Proxmox is a platform that allows you to manage virtual machines trough a web interface. It offers a lot of features like high-availability with automatic failover. This is what I will be setting up in this post
Requirements
A Proxmox cluster requires at least 3 machines for high-availability to work, additionally, storage replication requires ZFS.
I will make 3 vm's: vmpve1, vmpve2, vmpve3 with IP addresses 172.16.0.211 trough 172.16.0.213
I will assume you installed Proxmox using ZFS as the storage format, since we will need ZFS for replication.
A few notes on my test setup
Since I don't have 3 machines laying around to test with, I decided to set up "Nested virtualization" on my single machine I have in my homelab. This allows me to play with redundancy features, without actually needing 3 separate real machines.
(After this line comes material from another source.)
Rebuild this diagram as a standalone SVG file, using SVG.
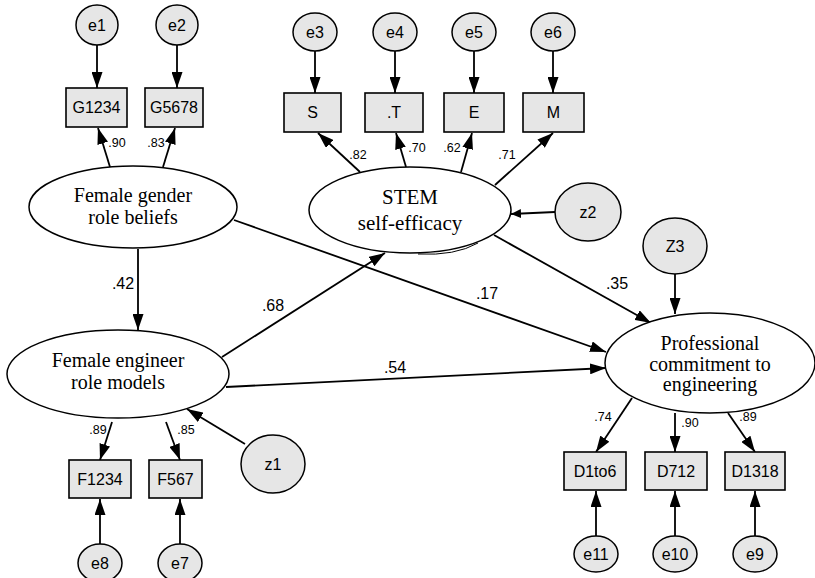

Nested virtualization is not recommended for scenarios that are not testing, since performance will be less than ideal, but good enough for testing.
Creating the cluster
Log in to the first proxmox machine, click on datacenter > cluster and then on the "create cluster" button. Give the cluster a name (like "MyCluster") and click "create"
Next, click on the button "Join information" and copy the join information, we will need this to add the other nodes.
Next, log in onto the second node, and go to "Datacenter" > "Cluster" and click "Join cluster", paste in the join information, after which you will see a new field to enter the root password of the primary node.
Do the same for the third node
If you go to either node, you will see you can manage them all from one
We now have a cluster.
Setting up replication and high-availability
Before we can begin, you will need to make at least one VM, I will be installing a simple Debian VM with a webserver on it, but this can be anything you like.
Once you have a VM installed, go to the VM, and select "replication". We will create two jobs: One to the second node, and one to the third node.
This will mirror the VM disk to the other nodes, every 5 minutes. Click "Schedule now" on both jobs (or wait a few minutes) until the VM disk has replicated to both nodes.
Next, we can click "more" > "manage HA" to configure high availability on this VM
Once this is done, we can test our cluster functionality
Test 1: Live migration
If we click the "migrate" button when we select a VM, we can live migrate a VM to another node, I will migrate my VM from node 1 to node 2 in this example.
The vm will now run on node 2, without rebooting (although you might notice a very brief moment with packet loss (few seconds))
Test 2: Failover
Next, we can test failover by unplugging the network on the node the VM currently runs on.
After a few minutes, you will notice that the VM will be started on another node, in this case there will be downtime for a few minutes and the VM will be booted from the last replicated hard disk, but the VM will start automatically again and downtime is minimized.